-------- Available records

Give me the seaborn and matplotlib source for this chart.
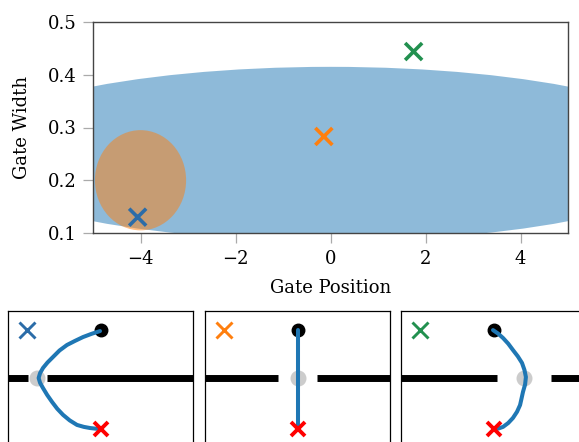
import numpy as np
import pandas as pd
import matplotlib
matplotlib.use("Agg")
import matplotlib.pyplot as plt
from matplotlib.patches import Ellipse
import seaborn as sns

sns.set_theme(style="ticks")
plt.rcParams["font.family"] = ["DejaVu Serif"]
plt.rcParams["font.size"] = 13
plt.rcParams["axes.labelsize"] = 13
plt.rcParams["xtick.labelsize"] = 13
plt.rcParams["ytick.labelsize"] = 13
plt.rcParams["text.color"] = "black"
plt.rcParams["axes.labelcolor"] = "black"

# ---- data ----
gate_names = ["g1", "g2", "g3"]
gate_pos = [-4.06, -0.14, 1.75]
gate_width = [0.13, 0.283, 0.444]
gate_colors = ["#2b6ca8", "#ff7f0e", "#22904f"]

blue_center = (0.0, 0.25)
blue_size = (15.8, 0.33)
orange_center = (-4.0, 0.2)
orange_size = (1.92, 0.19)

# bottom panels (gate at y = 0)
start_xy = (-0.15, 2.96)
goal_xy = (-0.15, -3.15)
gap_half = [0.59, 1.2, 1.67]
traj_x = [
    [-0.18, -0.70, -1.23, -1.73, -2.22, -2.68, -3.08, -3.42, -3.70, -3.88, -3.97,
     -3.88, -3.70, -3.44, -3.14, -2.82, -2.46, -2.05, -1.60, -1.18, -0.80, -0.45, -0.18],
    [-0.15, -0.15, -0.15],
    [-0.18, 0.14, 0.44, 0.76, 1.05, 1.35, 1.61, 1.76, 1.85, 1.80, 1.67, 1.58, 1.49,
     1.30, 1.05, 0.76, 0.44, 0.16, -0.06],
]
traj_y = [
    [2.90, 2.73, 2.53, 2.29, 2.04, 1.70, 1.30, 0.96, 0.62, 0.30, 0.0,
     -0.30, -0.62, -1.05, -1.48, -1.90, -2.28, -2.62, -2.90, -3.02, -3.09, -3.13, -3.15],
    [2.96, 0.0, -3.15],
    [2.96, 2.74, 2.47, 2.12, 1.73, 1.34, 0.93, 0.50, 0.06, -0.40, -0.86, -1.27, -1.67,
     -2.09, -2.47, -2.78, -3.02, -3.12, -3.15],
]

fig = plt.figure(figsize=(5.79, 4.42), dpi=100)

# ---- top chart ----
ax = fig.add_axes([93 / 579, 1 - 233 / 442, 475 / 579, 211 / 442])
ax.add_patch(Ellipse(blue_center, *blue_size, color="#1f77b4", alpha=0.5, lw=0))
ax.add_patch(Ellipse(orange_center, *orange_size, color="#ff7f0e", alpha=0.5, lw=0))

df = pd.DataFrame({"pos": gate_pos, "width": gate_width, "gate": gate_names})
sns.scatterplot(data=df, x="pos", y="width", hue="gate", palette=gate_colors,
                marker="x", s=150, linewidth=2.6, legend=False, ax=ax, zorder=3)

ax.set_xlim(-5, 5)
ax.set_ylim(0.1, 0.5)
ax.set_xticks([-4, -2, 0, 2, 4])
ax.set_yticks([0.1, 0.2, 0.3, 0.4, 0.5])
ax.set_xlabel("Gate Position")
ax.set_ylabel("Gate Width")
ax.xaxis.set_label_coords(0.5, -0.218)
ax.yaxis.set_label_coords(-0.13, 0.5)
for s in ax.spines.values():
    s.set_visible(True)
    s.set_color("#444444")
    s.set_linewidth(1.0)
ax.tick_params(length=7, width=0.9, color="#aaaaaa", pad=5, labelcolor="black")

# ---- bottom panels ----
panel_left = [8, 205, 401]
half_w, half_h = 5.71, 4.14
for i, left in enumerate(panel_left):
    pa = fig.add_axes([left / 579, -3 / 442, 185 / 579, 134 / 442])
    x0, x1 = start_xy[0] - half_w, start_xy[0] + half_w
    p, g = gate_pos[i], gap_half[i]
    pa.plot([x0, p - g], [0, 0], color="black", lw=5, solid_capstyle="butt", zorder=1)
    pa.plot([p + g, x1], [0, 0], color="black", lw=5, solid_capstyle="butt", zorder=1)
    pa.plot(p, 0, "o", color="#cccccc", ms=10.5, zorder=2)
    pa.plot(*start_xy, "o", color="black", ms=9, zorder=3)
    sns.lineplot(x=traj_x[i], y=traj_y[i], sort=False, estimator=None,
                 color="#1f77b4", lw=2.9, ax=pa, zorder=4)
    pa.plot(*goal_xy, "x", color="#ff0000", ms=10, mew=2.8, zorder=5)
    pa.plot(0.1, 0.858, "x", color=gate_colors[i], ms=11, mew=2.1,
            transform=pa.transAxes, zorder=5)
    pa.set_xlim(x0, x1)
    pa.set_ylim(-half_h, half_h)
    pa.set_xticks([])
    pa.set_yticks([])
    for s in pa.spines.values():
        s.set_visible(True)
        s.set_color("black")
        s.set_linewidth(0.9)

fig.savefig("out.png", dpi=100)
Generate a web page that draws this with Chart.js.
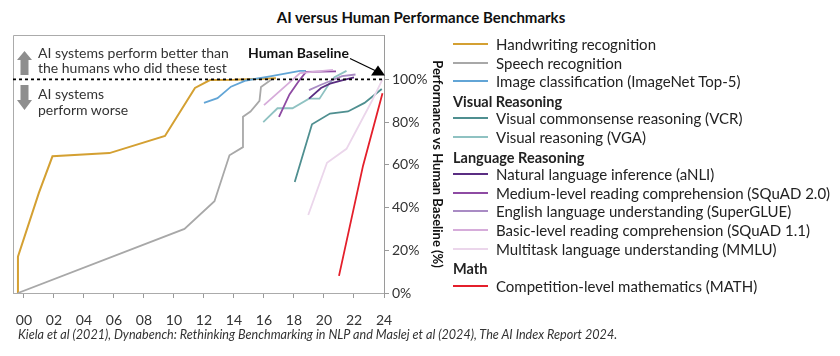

----------------

■ **What to do**:
In your copy of the listing above, reproduce each line exactly and omit all pictures.

■ **Task result**:
Give me the seaborn and matplotlib source for this chart.
import numpy as np
import pandas as pd
import matplotlib
matplotlib.use("Agg")
import matplotlib.pyplot as plt
from matplotlib.patches import Ellipse
import seaborn as sns

sns.set_theme(style="ticks")
plt.rcParams["font.family"] = ["DejaVu Serif"]
plt.rcParams["font.size"] = 13
plt.rcParams["axes.labelsize"] = 13
plt.rcParams["xtick.labelsize"] = 13
plt.rcParams["ytick.labelsize"] = 13
plt.rcParams["text.color"] = "black"
plt.rcParams["axes.labelcolor"] = "black"

# ---- data ----
gate_names = ["g1", "g2", "g3"]
gate_pos = [-4.06, -0.14, 1.75]
gate_width = [0.13, 0.283, 0.444]
gate_colors = ["#2b6ca8", "#ff7f0e", "#22904f"]

blue_center = (0.0, 0.25)
blue_size = (15.8, 0.33)
orange_center = (-4.0, 0.2)
orange_size = (1.92, 0.19)

# bottom panels (gate at y = 0)
start_xy = (-0.15, 2.96)
goal_xy = (-0.15, -3.15)
gap_half = [0.59, 1.2, 1.67]
traj_x = [
    [-0.18, -0.70, -1.23, -1.73, -2.22, -2.68, -3.08, -3.42, -3.70, -3.88, -3.97,
     -3.88, -3.70, -3.44, -3.14, -2.82, -2.46, -2.05, -1.60, -1.18, -0.80, -0.45, -0.18],
    [-0.15, -0.15, -0.15],
    [-0.18, 0.14, 0.44, 0.76, 1.05, 1.35, 1.61, 1.76, 1.85, 1.80, 1.67, 1.58, 1.49,
     1.30, 1.05, 0.76, 0.44, 0.16, -0.06],
]
traj_y = [
    [2.90, 2.73, 2.53, 2.29, 2.04, 1.70, 1.30, 0.96, 0.62, 0.30, 0.0,
     -0.30, -0.62, -1.05, -1.48, -1.90, -2.28, -2.62, -2.90, -3.02, -3.09, -3.13, -3.15],
    [2.96, 0.0, -3.15],
    [2.96, 2.74, 2.47, 2.12, 1.73, 1.34, 0.93, 0.50, 0.06, -0.40, -0.86, -1.27, -1.67,
     -2.09, -2.47, -2.78, -3.02, -3.12, -3.15],
]

fig = plt.figure(figsize=(5.79, 4.42), dpi=100)

# ---- top chart ----
ax = fig.add_axes([93 / 579, 1 - 233 / 442, 475 / 579, 211 / 442])
ax.add_patch(Ellipse(blue_center, *blue_size, color="#1f77b4", alpha=0.5, lw=0))
ax.add_patch(Ellipse(orange_center, *orange_size, color="#ff7f0e", alpha=0.5, lw=0))

df = pd.DataFrame({"pos": gate_pos, "width": gate_width, "gate": gate_names})
sns.scatterplot(data=df, x="pos", y="width", hue="gate", palette=gate_colors,
                marker="x", s=150, linewidth=2.6, legend=False, ax=ax, zorder=3)

ax.set_xlim(-5, 5)
ax.set_ylim(0.1, 0.5)
ax.set_xticks([-4, -2, 0, 2, 4])
ax.set_yticks([0.1, 0.2, 0.3, 0.4, 0.5])
ax.set_xlabel("Gate Position")
ax.set_ylabel("Gate Width")
ax.xaxis.set_label_coords(0.5, -0.218)
ax.yaxis.set_label_coords(-0.13, 0.5)
for s in ax.spines.values():
    s.set_visible(True)
    s.set_color("#444444")
    s.set_linewidth(1.0)
ax.tick_params(length=7, width=0.9, color="#aaaaaa", pad=5, labelcolor="black")

# ---- bottom panels ----
panel_left = [8, 205, 401]
half_w, half_h = 5.71, 4.14
for i, left in enumerate(panel_left):
    pa = fig.add_axes([left / 579, -3 / 442, 185 / 579, 134 / 442])
    x0, x1 = start_xy[0] - half_w, start_xy[0] + half_w
    p, g = gate_pos[i], gap_half[i]
    pa.plot([x0, p - g], [0, 0], color="black", lw=5, solid_capstyle="butt", zorder=1)
    pa.plot([p + g, x1], [0, 0], color="black", lw=5, solid_capstyle="butt", zorder=1)
    pa.plot(p, 0, "o", color="#cccccc", ms=10.5, zorder=2)
    pa.plot(*start_xy, "o", color="black", ms=9, zorder=3)
    sns.lineplot(x=traj_x[i], y=traj_y[i], sort=False, estimator=None,
                 color="#1f77b4", lw=2.9, ax=pa, zorder=4)
    pa.plot(*goal_xy, "x", color="#ff0000", ms=10, mew=2.8, zorder=5)
    pa.plot(0.1, 0.858, "x", color=gate_colors[i], ms=11, mew=2.1,
            transform=pa.transAxes, zorder=5)
    pa.set_xlim(x0, x1)
    pa.set_ylim(-half_h, half_h)
    pa.set_xticks([])
    pa.set_yticks([])
    for s in pa.spines.values():
        s.set_visible(True)
        s.set_color("black")
        s.set_linewidth(0.9)

fig.savefig("out.png", dpi=100)
Generate a web page that draws this with Chart.js.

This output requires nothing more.